▶ STATED GOAL
Your task is to retype, word for word, the lines from the start of the data through the line holding "import matplotlib.pyplot as plt". Do not include the pictures.

▶ DATA PROVIDED

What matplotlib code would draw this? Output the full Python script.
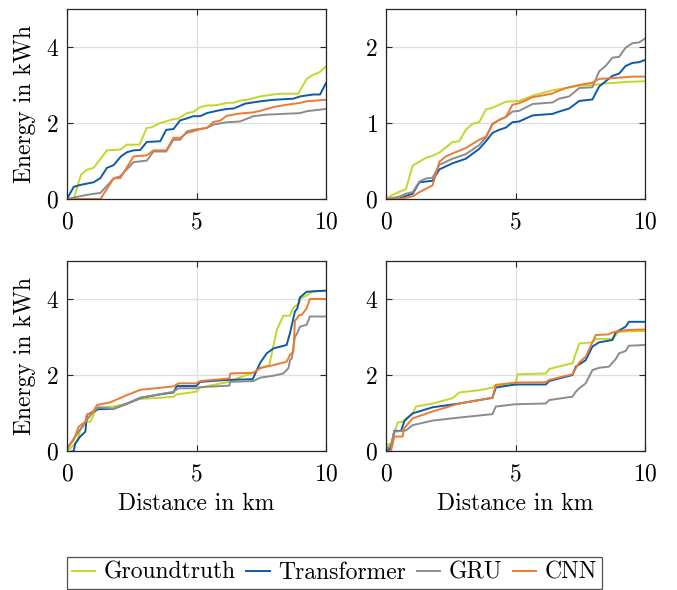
import matplotlib.pyplot as plt

# ---- data (distance in km, energy in kWh) ----
# panel 1 (top left)
gt1_x = [0, 0.26, 0.54, 0.77, 1.03, 1.54, 2.06, 2.31, 2.8, 3.08, 3.28, 3.6, 4.11, 4.3, 4.63, 4.88,
         5.14, 5.4, 5.78, 6.17, 6.43, 6.68, 6.94, 7.46, 7.97, 8.23, 8.93, 9.25, 9.51, 9.74, 10]
gt1_y = [0, 0, 0.64, 0.77, 0.82, 1.28, 1.30, 1.43, 1.43, 1.87, 1.89, 2.0, 2.1, 2.12, 2.26, 2.29,
         2.42, 2.46, 2.47, 2.53, 2.53, 2.59, 2.61, 2.7, 2.75, 2.77, 2.77, 3.16, 3.27, 3.33, 3.49]
tr1_x = [0, 0.26, 0.51, 1.03, 1.29, 1.54, 1.8, 2.08, 2.31, 2.57, 2.83, 3.08, 3.6, 3.83, 4.11, 4.37,
         4.63, 4.88, 5.14, 5.4, 5.78, 6.17, 6.43, 6.88, 7.46, 7.97, 8.74, 9.0, 9.51, 9.77, 10]
tr1_y = [0, 0.32, 0.37, 0.44, 0.55, 0.82, 0.89, 1.12, 1.23, 1.28, 1.29, 1.5, 1.52, 1.82, 1.84, 2.07,
         2.12, 2.18, 2.18, 2.26, 2.32, 2.37, 2.38, 2.51, 2.57, 2.61, 2.64, 2.7, 2.75, 2.75, 3.05]
gru1_x = [0, 0.77, 1.29, 1.8, 2.06, 2.57, 3.08, 3.34, 3.83, 4.11, 4.37, 4.63, 4.88, 5.4, 5.66,
          6.17, 6.68, 7.2, 7.71, 9.0, 9.25, 10]
gru1_y = [0, 0.11, 0.16, 0.54, 0.6, 0.97, 1.01, 1.25, 1.25, 1.56, 1.56, 1.78, 1.82, 1.87, 1.96,
          2.02, 2.04, 2.18, 2.22, 2.26, 2.31, 2.37]
cnn1_x = [0, 1.29, 1.8, 2.06, 2.57, 3.08, 3.34, 3.83, 4.11, 4.37, 4.63, 4.88, 5.14, 5.4, 5.66, 5.91,
          6.17, 6.68, 7.2, 7.46, 7.97, 8.48, 9.0, 9.25, 9.77, 10]
cnn1_y = [0, 0, 0.54, 0.55, 1.12, 1.15, 1.28, 1.28, 1.61, 1.61, 1.74, 1.78, 1.84, 1.87, 2.03, 2.06,
          2.19, 2.25, 2.28, 2.32, 2.42, 2.48, 2.53, 2.57, 2.6, 2.61]

# panel 2 (top right)
gt2_x = [0, 0.26, 0.77, 1.03, 1.54, 1.8, 2.06, 2.57, 2.83, 3.08, 3.34, 3.6, 3.86, 4.11, 4.63, 5.14,
         5.66, 6.43, 6.94, 7.46, 7.97, 8.48, 9.25, 10]
gt2_y = [0, 0.057, 0.13, 0.44, 0.54, 0.57, 0.61, 0.75, 0.76, 0.91, 0.99, 1.01, 1.18, 1.2, 1.28, 1.29,
         1.36, 1.43, 1.46, 1.49, 1.5, 1.52, 1.54, 1.55]
tr2_x = [0, 0.51, 0.77, 1.03, 1.29, 1.8, 2.06, 2.57, 3.08, 3.6, 3.86, 4.11, 4.37, 4.63, 4.88, 5.14,
         5.66, 6.43, 6.68, 7.07, 7.46, 7.97, 8.23, 8.74, 9.0, 9.25, 9.51, 9.77, 10]
tr2_y = [0, 0.005, 0.04, 0.07, 0.22, 0.24, 0.39, 0.47, 0.53, 0.66, 0.76, 0.87, 0.91, 0.94, 1.01, 1.02,
         1.1, 1.12, 1.15, 1.19, 1.29, 1.31, 1.48, 1.62, 1.65, 1.75, 1.79, 1.8, 1.83]
gru2_x = [0, 0.51, 0.77, 1.03, 1.29, 1.54, 1.8, 2.06, 2.57, 3.08, 3.6, 3.86, 4.11, 4.37, 4.63, 4.88,
          5.14, 5.66, 6.43, 6.68, 7.07, 7.46, 7.97, 8.23, 8.48, 8.74, 9.0, 9.25, 9.51, 9.77, 10]
gru2_y = [0, 0.03, 0.07, 0.09, 0.23, 0.27, 0.28, 0.45, 0.53, 0.59, 0.71, 0.81, 0.99, 1.04, 1.08, 1.15,
          1.16, 1.25, 1.27, 1.32, 1.35, 1.46, 1.47, 1.68, 1.75, 1.86, 1.87, 1.99, 2.05, 2.06, 2.11]
cnn2_x = [0, 0.51, 1.03, 1.29, 1.8, 2.06, 2.31, 2.57, 3.08, 3.6, 3.86, 4.11, 4.37, 4.63, 4.88, 5.14,
          5.66, 6.17, 6.43, 6.94, 7.46, 7.97, 8.23, 8.74, 9.51, 10]
cnn2_y = [0, 0, 0.035, 0.09, 0.18, 0.49, 0.56, 0.6, 0.67, 0.78, 0.82, 0.98, 1.04, 1.08, 1.24, 1.26,
          1.34, 1.37, 1.39, 1.46, 1.5, 1.53, 1.58, 1.59, 1.61, 1.61]

# panel 3 (bottom left)
gt3_x = [0, 0.13, 0.39, 0.51, 0.77, 0.9, 1.16, 1.8, 2.31, 2.83, 3.6, 4.11, 4.24, 4.99, 5.14, 5.66,
         6.27, 6.68, 7.2, 7.46, 7.81, 8.1, 8.35, 8.6, 8.74, 8.97, 9.02, 9.25, 9.51, 10]
gt3_y = [0, 0.07, 0.25, 0.55, 0.77, 0.77, 1.14, 1.17, 1.25, 1.37, 1.4, 1.43, 1.49, 1.56, 1.67, 1.74,
         1.82, 1.94, 2.06, 2.19, 2.26, 3.18, 3.56, 3.56, 3.77, 3.89, 4.02, 4.09, 4.21, 4.22]
tr3_x = [0, 0.26, 0.32, 0.51, 0.71, 0.77, 1.03, 1.22, 1.8, 2.31, 2.83, 3.6, 4.11, 4.24, 4.99, 5.14,
         6.17, 7.17, 7.46, 7.71, 7.97, 8.48, 8.61, 8.8, 8.89, 8.99, 9.25, 10]
tr3_y = [-0.04, 0, 0.2, 0.38, 0.51, 0.95, 1.04, 1.1, 1.11, 1.24, 1.4, 1.49, 1.54, 1.71, 1.71, 1.82,
         1.87, 1.89, 2.32, 2.57, 2.7, 2.79, 3.1, 3.67, 3.75, 4.04, 4.19, 4.22]
gru3_x = [0, 0.19, 0.45, 0.77, 1.03, 1.22, 1.8, 2.31, 2.83, 4.11, 4.3, 4.99, 5.14, 6.27, 6.3, 7.2,
          7.46, 7.97, 8.35, 8.55, 8.61, 8.68, 8.8, 8.89, 8.99, 9.25, 9.38, 10]
gru3_y = [0.03, 0.25, 0.51, 0.82, 1.04, 1.15, 1.11, 1.25, 1.4, 1.56, 1.65, 1.65, 1.68, 1.72, 1.82, 1.84,
          1.93, 1.98, 2.04, 2.18, 2.39, 2.44, 3.0, 3.1, 3.27, 3.32, 3.54, 3.54]
cnn3_x = [0, 0.26, 0.45, 0.71, 0.77, 0.96, 1.16, 1.67, 2.31, 2.83, 4.11, 4.3, 4.99, 5.14, 6.27, 6.3,
          7.2, 7.46, 7.97, 8.48, 8.61, 8.74, 8.8, 8.97, 9.06, 9.25, 9.38, 10]
cnn3_y = [0.09, 0.29, 0.64, 0.77, 0.96, 0.99, 1.21, 1.28, 1.47, 1.61, 1.7, 1.78, 1.78, 1.84, 1.91, 2.04,
          2.06, 2.18, 2.26, 2.35, 2.53, 2.61, 3.42, 3.58, 3.58, 3.75, 4.0, 4.0]

# panel 4 (bottom right)
gt4_x = [0, 0.06, 0.26, 0.32, 0.45, 0.64, 0.77, 1.03, 1.16, 1.8, 2.57, 2.83, 3.6, 4.11, 4.24, 4.99,
         5.08, 6.17, 6.3, 7.2, 7.46, 7.97, 8.1, 8.74, 9.0, 10]
gt4_y = [0.05, 0.18, 0.18, 0.46, 0.75, 0.77, 0.86, 0.99, 1.17, 1.25, 1.39, 1.54, 1.6, 1.67, 1.74, 1.74,
         2.02, 2.04, 2.16, 2.31, 2.83, 2.86, 2.95, 2.95, 3.14, 3.16]
tr4_x = [0, 0.19, 0.32, 0.58, 0.71, 1.03, 1.8, 2.83, 4.11, 4.24, 4.99, 6.17, 6.3, 7.2, 7.33, 7.71,
         7.97, 8.23, 8.74, 8.87, 9.25, 9.38, 10]
tr4_y = [0, 0.07, 0.53, 0.53, 0.79, 0.99, 1.15, 1.25, 1.4, 1.67, 1.75, 1.75, 1.84, 2.0, 2.22, 2.39,
         2.75, 2.86, 2.92, 3.12, 3.27, 3.4, 3.4]
gru4_x = [0, 0.19, 0.32, 0.77, 1.03, 1.8, 2.83, 4.11, 4.24, 4.99, 6.17, 6.3, 7.2, 7.33, 7.46, 7.71,
          7.97, 8.23, 8.61, 8.87, 9.0, 9.25, 9.38, 10]
gru4_y = [0.03, 0.16, 0.51, 0.54, 0.68, 0.8, 0.88, 0.97, 1.17, 1.23, 1.25, 1.34, 1.43, 1.56, 1.65, 1.78,
          2.13, 2.19, 2.22, 2.42, 2.57, 2.63, 2.77, 2.79]
cnn4_x = [0, 0.19, 0.32, 0.64, 0.71, 1.03, 1.8, 2.83, 4.11, 4.24, 4.99, 6.17, 6.3, 7.2, 7.46, 7.71,
          7.97, 8.1, 8.61, 8.74, 9.25, 10]
cnn4_y = [-0.03, 0, 0.38, 0.38, 0.61, 0.86, 1.04, 1.25, 1.4, 1.74, 1.8, 1.81, 1.87, 2.02, 2.33, 2.48,
          2.86, 3.05, 3.07, 3.12, 3.18, 3.2]

series_names = ['Groundtruth', 'Transformer', 'GRU', 'CNN']
series_colors = ['#c5d62a', '#0d5aa7', '#8c8c8c', '#ee7a32']
y_limits = [(0, 5), (0, 2.5), (0, 5), (0, 5)]
y_ticks = [[0, 2, 4], [0, 1, 2], [0, 2, 4], [0, 2, 4]]
x_ticks = [0, 5, 10]

panels = [
    [(gt1_x, gt1_y), (tr1_x, tr1_y), (gru1_x, gru1_y), (cnn1_x, cnn1_y)],
    [(gt2_x, gt2_y), (tr2_x, tr2_y), (gru2_x, gru2_y), (cnn2_x, cnn2_y)],
    [(gt3_x, gt3_y), (tr3_x, tr3_y), (gru3_x, gru3_y), (cnn3_x, cnn3_y)],
    [(gt4_x, gt4_y), (tr4_x, tr4_y), (gru4_x, gru4_y), (cnn4_x, cnn4_y)],
]

plt.rcParams['font.family'] = 'serif'
plt.rcParams['font.serif'] = ['cmr10', 'DejaVu Serif']
plt.rcParams['mathtext.fontset'] = 'cm'
plt.rcParams['axes.formatter.use_mathtext'] = True
plt.rcParams['axes.unicode_minus'] = False

fig = plt.figure(figsize=(6.77, 5.90), dpi=100)
W, H = 677, 590
boxes = [(67, 9), (386, 9), (67, 261), (386, 261)]  # left, top in px
aw, ah = 259, 190
fs = 17

axes = []
for i, (lx, ty) in enumerate(boxes):
    ax = fig.add_axes([lx / W, 1 - (ty + ah) / H, aw / W, ah / H])
    for k, (xs, ys) in enumerate(panels[i]):
        ax.plot(xs, ys, color=series_colors[k], lw=1.4, label=series_names[k])
    ax.set_xlim(0, 10)
    ax.set_ylim(*y_limits[i])
    ax.set_xticks(x_ticks)
    ax.set_yticks(y_ticks[i])
    ax.grid(True, color='#dedede', lw=0.9)
    ax.set_axisbelow(True)
    ax.tick_params(direction='in', top=True, right=True, length=4, width=0.8,
                   color='#262626', labelsize=fs)
    ax.tick_params(axis='x', pad=9)
    ax.tick_params(axis='y', pad=6)
    for s in ax.spines.values():
        s.set_color('#262626')
        s.set_linewidth(0.9)
    if i % 2 == 0:
        ax.set_ylabel('Energy in kWh', fontsize=fs, labelpad=7)
    if i >= 2:
        ax.set_xlabel('Distance in km', fontsize=fs, labelpad=5)
    axes.append(ax)

handles, labels = axes[0].get_legend_handles_labels()
leg = fig.legend(handles, labels, loc='upper left', bbox_to_anchor=(67 / W, 1 - 557 / H),
                 ncol=4, fontsize=fs, frameon=True, fancybox=False, edgecolor='#262626',
                 handlelength=1.0, handletextpad=0.35, columnspacing=0.45, borderpad=0.2,
                 borderaxespad=0)
leg.get_frame().set_linewidth(0.9)

fig.savefig('out.png', dpi=100)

▶ FULL RESPONSE
What matplotlib code would draw this? Output the full Python script.
import matplotlib.pyplot as plt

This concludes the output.